Rating: 4.5 out of 5
February Thaw is another relatively short, inexpensive ebook anthology of Tanya Huff short stories. And much like He Said, Sidhe Said and (especially) Swan’s Braid, it is worth every penny and then some.
February Thaw: Persephone has had a fight with her husband, Hades, and gone home to her mother, Demeter. Spring has come unfortunately early, and Demeter isn’t happy to have her relaxing winter cut short. She’s going to have to have words with that son-in-law of hers if she wants things to go back to their almost-happy normal. The Greek gods have always been good for extremely human melodrama, and the nature of the marital spat is just fantastic. Demeter, in particular, is a breath of fresh air.
Burning Bright: A young woman finds out she isn’t what she thinks she is… and she wants to go back to being just a young woman. It’ll take all of the wizards in the world–minus the one who died, of course–to figure out how to replicate the feat that made her human in the first place. I love the two young women who star in this one. Their friendship crosses wonderful boundaries in quirky ways.
“A group of wizards together is called an argument.”
“Like a flock of geese?”
When the Student is Ready: This tale is sort of a follow-on to the previous one, although taking part in a different part of the world with almost entirely different characters. A young woman is becoming the next wizard, and that puts her in great danger until she gets her powers under control. Coming to her rescue is the unlikely figure of a rambling, addled homeless man who’s willing to take her on as his apprentice–if he can keep his thoughts together long enough. It’s a wizard’s apprentice story unlike any other I’ve read, with delightful characters and an awesome talking crow.
Jack is a modern-day adaptation of Jack and the Beanstalk in which Jack trades a leather jacket for three magic guitar picks, and then tries to save a pretty young singer from a fate worse than death. Jack and his band buddies are hilarious, and I love the quandary the woman finds herself in and how she reacts to it.
Symbols are a Percussion Instrument: A busy and thoroughly modern woman gets dragged into a psychic reading by a friend. When she refuses to stick around for the reading, however, the cards get heavy-handed about delivering their messages. She needs to figure out how to reach beyond the everyday for the meaning of symbolism if she’s going to sidestep a potentially nasty ending. Not only is this a delightfully whimsical and funny story, but there was enough tension to really grip me, which is hard to do in a story this abstract! Huff brought it to life marvelously.
Shing Li-ung: This is a beautiful story of cultural heritage and magical protection that brought tears to my eyes.
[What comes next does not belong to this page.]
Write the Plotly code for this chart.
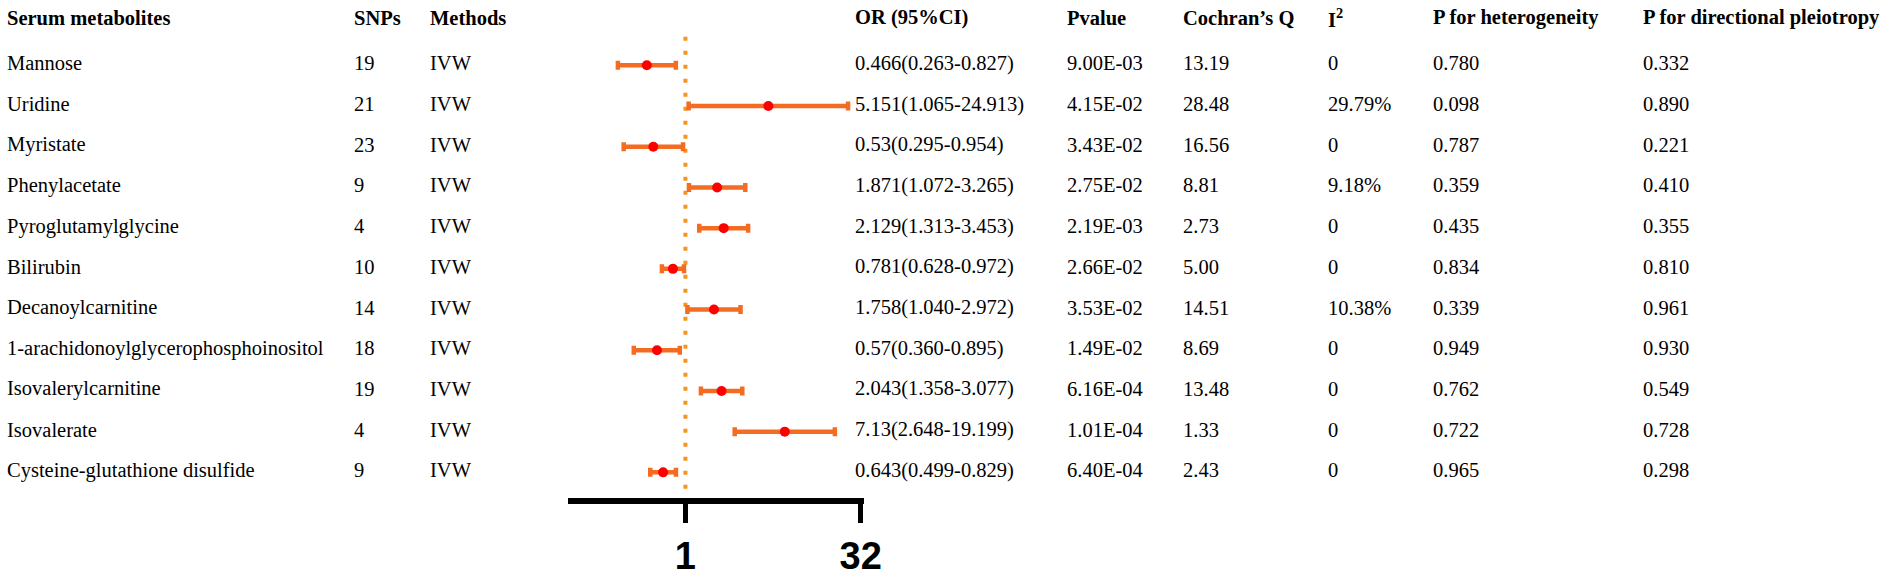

A young woman is given a mysterious talisman by her dying grandmother, but her brother may need the protection much more than she does.
A Midsummer Night’s Dream Team: Sam is a camera operator at the Olympics, and she starts seeing competitors who aren’t on the program and don’t match any nation she’s ever heard of. Before long she’s taking it nearly in stride, but there’s one event left: basketball. And the fairies don’t plan to let the winner of the final game go unchallenged. On the surface this isn’t my usual type of story, but it’s handled so well through Sam’s choleric nature that it… just works.
I’m having so much fun catching up with Tanya Huff’s short stories in her ebook anthologies. I hope she keeps producing them!